La inversión internacional no es una cuestión de suma cero, en la que lo que unos se llevan es a costa de los demás. Los flujos no sólo dependen de la fiscalidad sino también de la regulación, del sistema judicial, de la seguridad, de la estabilidad política. Cada país tiene el deber de elegir el modelo fiscal más coherente con sus intereses. No hay duda de que si tiene éxito otros lo imitarán, salvo que pase como en España, donde los torpes, los maledicentes e incluso los corruptos han sellado una alianza con el Gobierno de Sánchez para penalizar a los mejores.

Me refiero naturalmente a Madrid. La Comunidad tiene planes fiscales con una propuesta de rebaja del Impuesto de la Renta que será muy beneficiosas para la mayoría, incluidas las clases bajas, que ya gozan en nuestro país, en relación con el resto de los estados desarrollados, de una carga tributaria absolutamente modesta.
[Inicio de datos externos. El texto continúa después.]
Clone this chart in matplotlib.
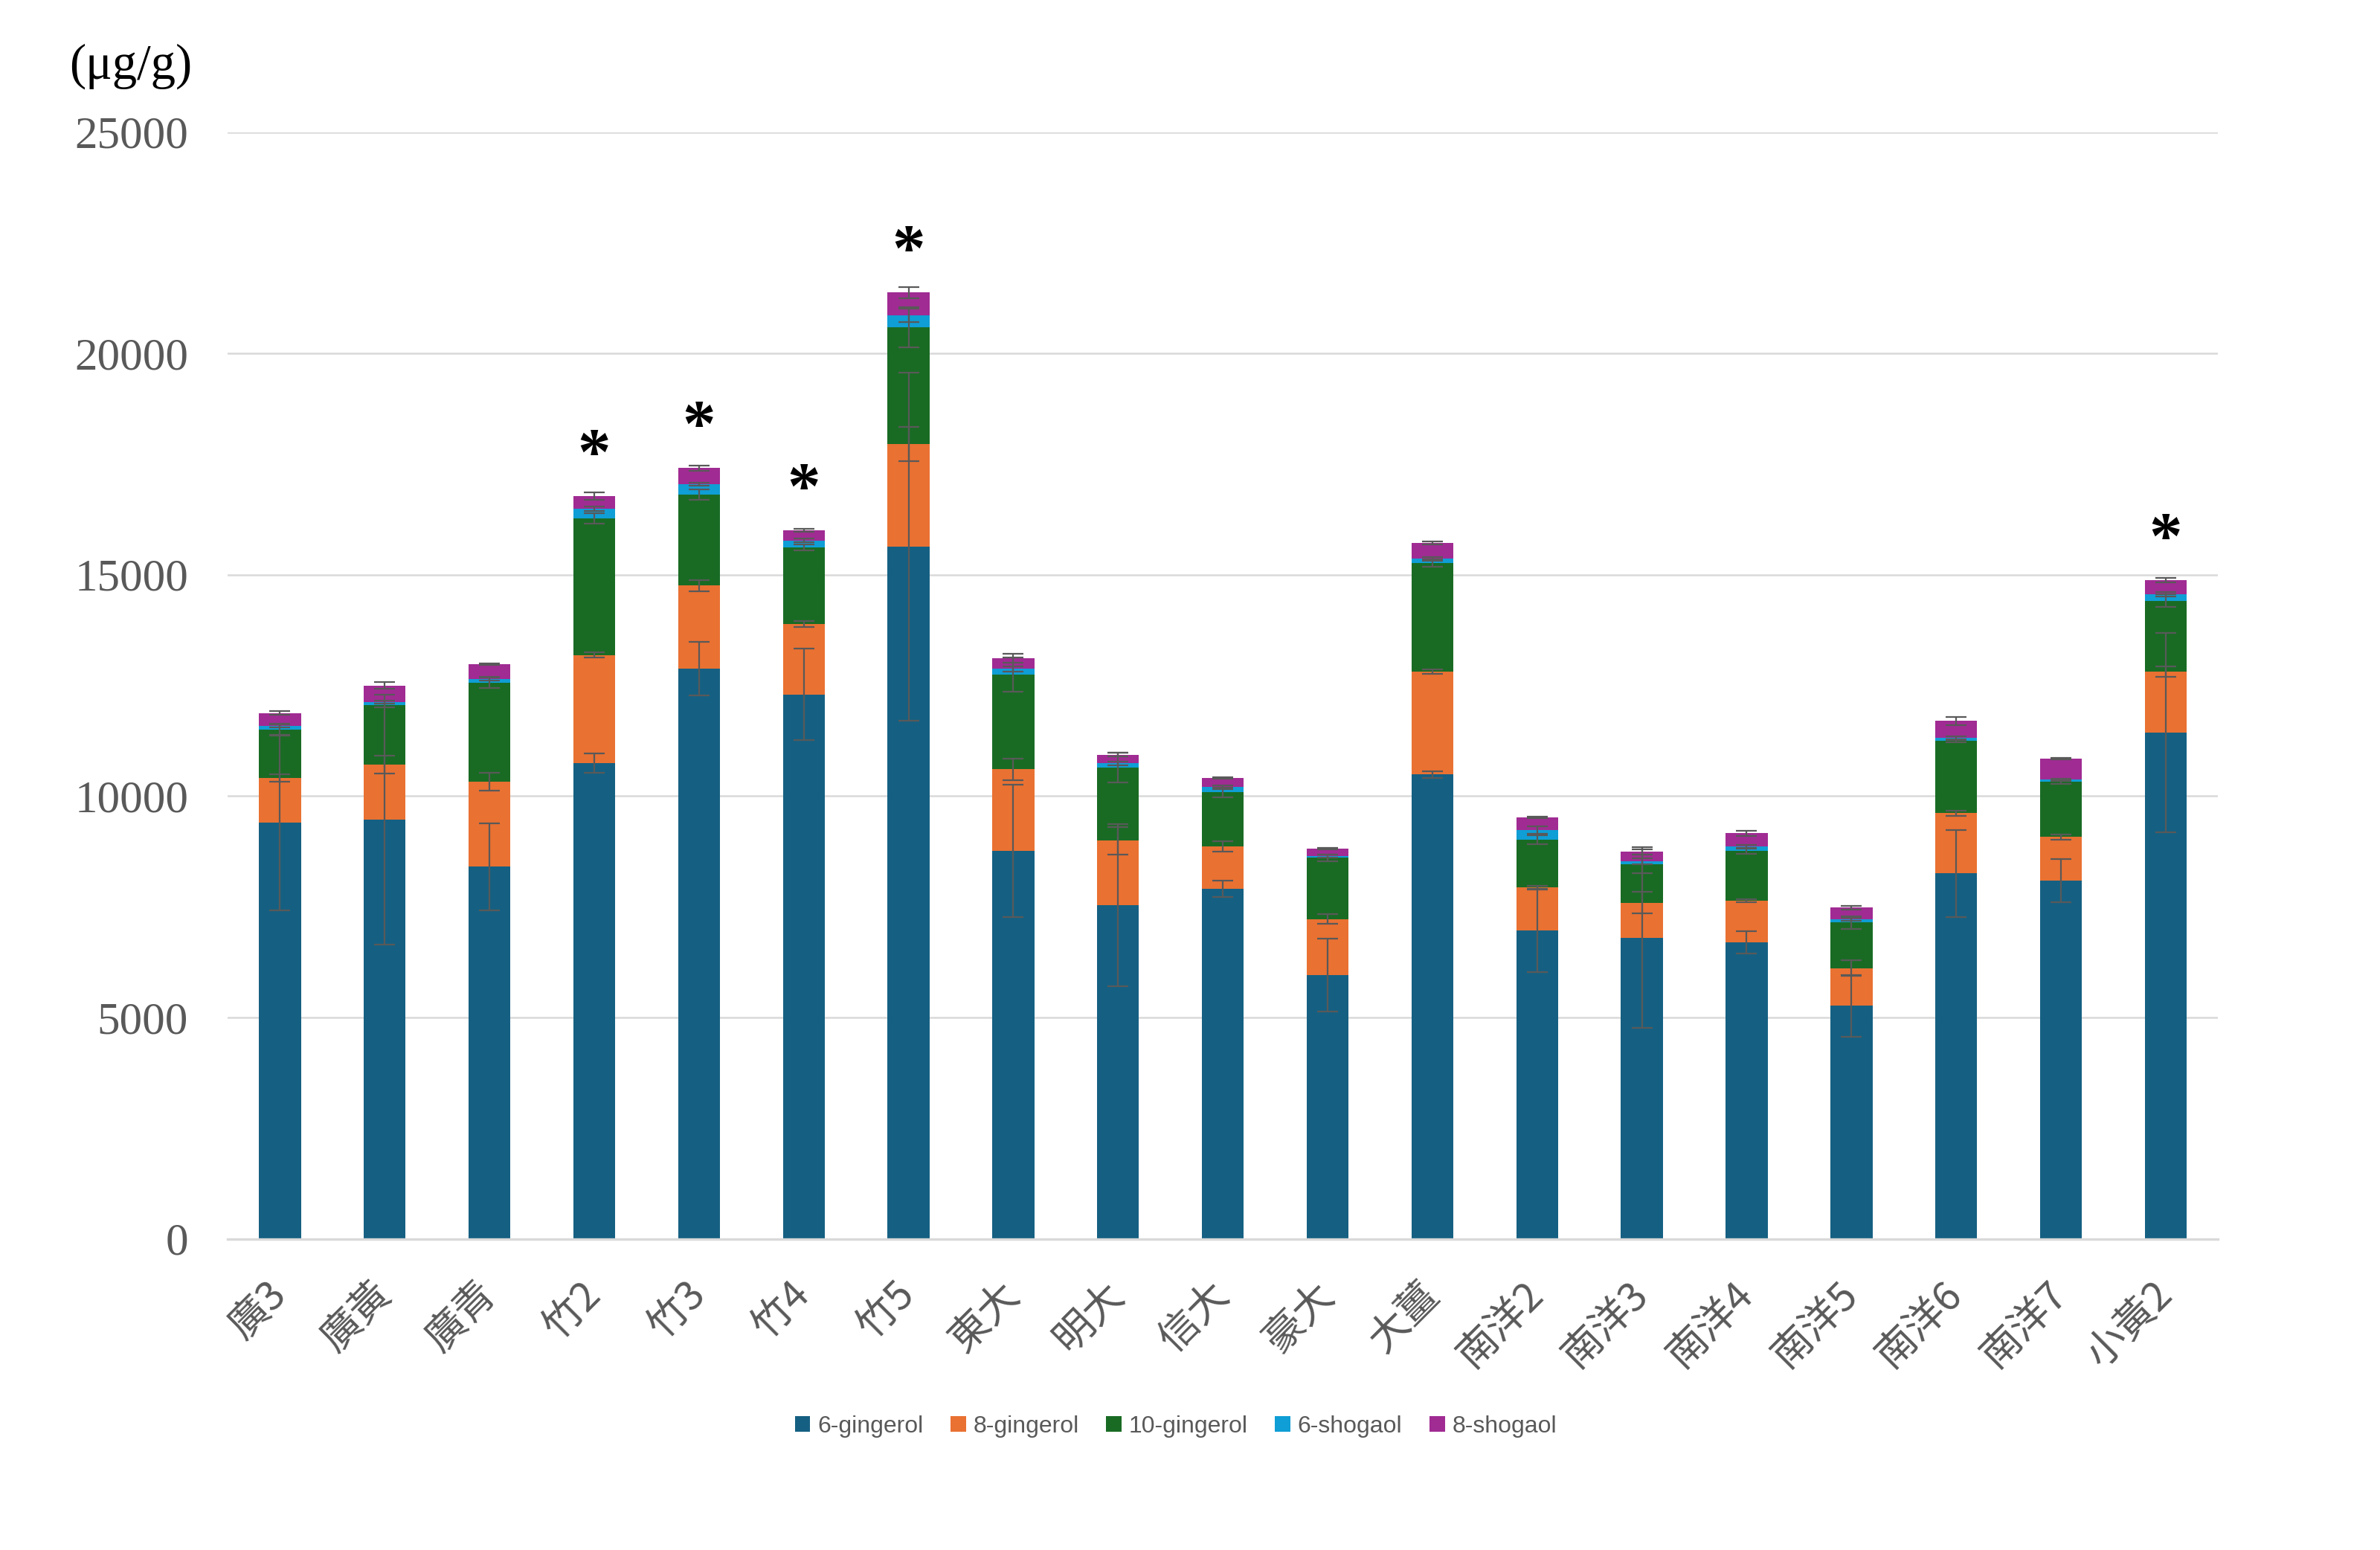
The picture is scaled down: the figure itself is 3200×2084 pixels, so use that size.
import numpy as np
import matplotlib
matplotlib.use('Agg')
import matplotlib.pyplot as plt
from matplotlib.transforms import ScaledTranslation

# Sample names (x axis)
samples = ['廣3', '廣黃', '廣青', '竹2', '竹3', '竹4', '竹5', '東大', '明大', '信大', '豪大',
           '大薑', '南洋2', '南洋3', '南洋4', '南洋5', '南洋6', '南洋7', '小黃2']

series_names = ['6-gingerol', '8-gingerol', '10-gingerol', '6-shogaol', '8-shogaol']
series_colors = ['#156082', '#E97132', '#196B24', '#0F9ED5', '#A02B93']

# Contents (ug/g), one list per compound
gingerol_6 = [9405, 9472, 8403, 10751, 12876, 12298, 15635, 8755, 7536, 7901, 5955,
              10489, 6966, 6804, 6698, 5261, 8253, 8091, 11435]
gingerol_8 = [1006, 1242, 1925, 2436, 1882, 1593, 2310, 1855, 1456, 969, 1268,
              2328, 971, 789, 940, 855, 1359, 984, 1379]
gingerol_10 = [1090, 1337, 2237, 3083, 2055, 1733, 2644, 2137, 1650, 1213, 1380,
               2448, 1076, 873, 1118, 1029, 1639, 1242, 1601]
shogaol_6 = [80, 73, 79, 220, 231, 150, 266, 128, 96, 122, 40,
             96, 216, 61, 107, 73, 62, 50, 140]
shogaol_8 = [290, 374, 330, 288, 369, 231, 519, 244, 199, 199, 169,
             353, 289, 212, 296, 263, 386, 476, 320]

# Standard deviations
sd_gingerol_6 = [1986, 2824, 982, 219, 606, 1039, 3926, 1495, 1837, 186, 819,
                 76, 939, 2044, 254, 699, 984, 495, 2249]
sd_gingerol_8 = [87, 198, 201, 58, 127, 64, 387, 244, 308, 116, 112,
                 48, 40, 243, 30, 179, 59, 64, 118]
sd_gingerol_10 = [130, 45, 123, 115, 120, 69, 450, 385, 340, 103, 80,
                  88, 104, 212, 56, 145, 40, 50, 139]
sd_shogaol_6 = [35, 40, 40, 50, 40, 40, 150, 60, 40, 40, 30,
                40, 88, 60, 40, 40, 40, 30, 50]
sd_shogaol_8 = [42, 81, 17, 87, 58, 40, 121, 99, 40, 20, 20,
                30, 20, 60, 56, 45, 95, 20, 50]

# Samples marked with an asterisk
significant = ['竹2', '竹3', '竹4', '竹5', '小黃2']

values = [gingerol_6, gingerol_8, gingerol_10, shogaol_6, shogaol_8]
errors = [sd_gingerol_6, sd_gingerol_8, sd_gingerol_10, sd_shogaol_6, sd_shogaol_8]

fig = plt.figure(figsize=(16, 10.42), dpi=200)
ax = fig.add_axes([0.0956, 0.2008, 0.8364, 0.714])

x = np.arange(len(samples))
bottom = np.zeros(len(samples))
for name, color, vals, errs in zip(series_names, series_colors, values, errors):
    vals = np.array(vals, dtype=float)
    ax.bar(x, vals, 0.4, bottom=bottom, color=color, label=name, zorder=2)
    bottom = bottom + vals
    # error bar sits on the top of each stacked segment
    ax.errorbar(x, bottom, yerr=errs, fmt='none', ecolor='#595959',
                elinewidth=0.8, capsize=5, capthick=0.8, zorder=3)

# Asterisks above the stacks
for name in significant:
    i = samples.index(name)
    ax.text(i, bottom[i] + 520, '*', ha='center', va='baseline', fontsize=32,
            family='Liberation Serif', fontweight='bold', color='black', zorder=4)

ax.set_xlim(-0.5, len(samples) - 0.5)
ax.set_ylim(0, 25000)
ax.set_yticks(np.arange(0, 25001, 5000))
ax.set_yticklabels([str(v) for v in range(0, 25001, 5000)],
                   family='Liberation Serif', fontsize=22, color='#595959')
ax.set_xticks(x)
ax.set_xticklabels(samples, rotation=45, ha='right', rotation_mode='anchor',
                   family=['Noto Sans CJK TC', 'DejaVu Sans'], fontsize=19.5, color='#595959')
ax.tick_params(axis='y', length=0, pad=19)
ax.tick_params(axis='x', length=0, pad=17)
# nudge the slanted labels a little to the left
shift = ScaledTranslation(-7 / 72, 0, fig.dpi_scale_trans)
for lab in ax.get_xticklabels():
    lab.set_transform(lab.get_transform() + shift)

ax.yaxis.grid(True, color='#D9D9D9', linewidth=0.9, zorder=0)
ax.set_axisbelow(True)
for side in ['top', 'right', 'left']:
    ax.spines[side].set_visible(False)
ax.spines['bottom'].set_color('#D9D9D9')
ax.spines['bottom'].set_linewidth(1.2)

# unit label
fig.text(0.029, 0.957, '(μg/g)', ha='left', va='center', fontsize=24,
         family='Liberation Serif', color='black')

leg = fig.legend(loc='center', bbox_to_anchor=(0.494, 0.0797), ncol=5, frameon=False,
                 handlelength=0.65, handleheight=0.65, handletextpad=0.3,
                 columnspacing=1.15, prop={'family': 'Liberation Sans', 'size': 11.5})
for t in leg.get_texts():
    t.set_color('#595959')

fig.savefig('out.png', dpi=200)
Los progresistas de la nación dicen que esto es una estrategia “ultraliberal”, Sánchez y la comunista Díaz que va en contra de la agenda de Biden, del Papa -como Si Francisco albergara alguna clase de infalibilidad sobre la economía- y del resto del mundo. ¡Bienvenida sea! Yo le aconsejaría a Ayuso “pues más madera”, vamos a quemar las naves, vamos a derrotar a este clan compuesto por todos los necios del planeta.

Y vamos a tomar además impulso para reforzar el ultraliberalismo y derrotar al menos a los progresistas del lugar, es decir a los reaccionarios domésticos y todas sus iniciativas adoptadas en relación con las costumbres y la vida social: la ley Trans, que ataca de lleno la naturaleza humana y establece derechos completamente inexistentes, la ley del aborto, la de la eutanasia, y todos los demás intentos por vulnerar el orden natural y contrariar el sentido común que nos sitúan no entre los países más avanzados del mundo sino entre los más depravados. ¡Vamos con toda la fuerza de que seamos capaces contra ellos!, propongo modestamente.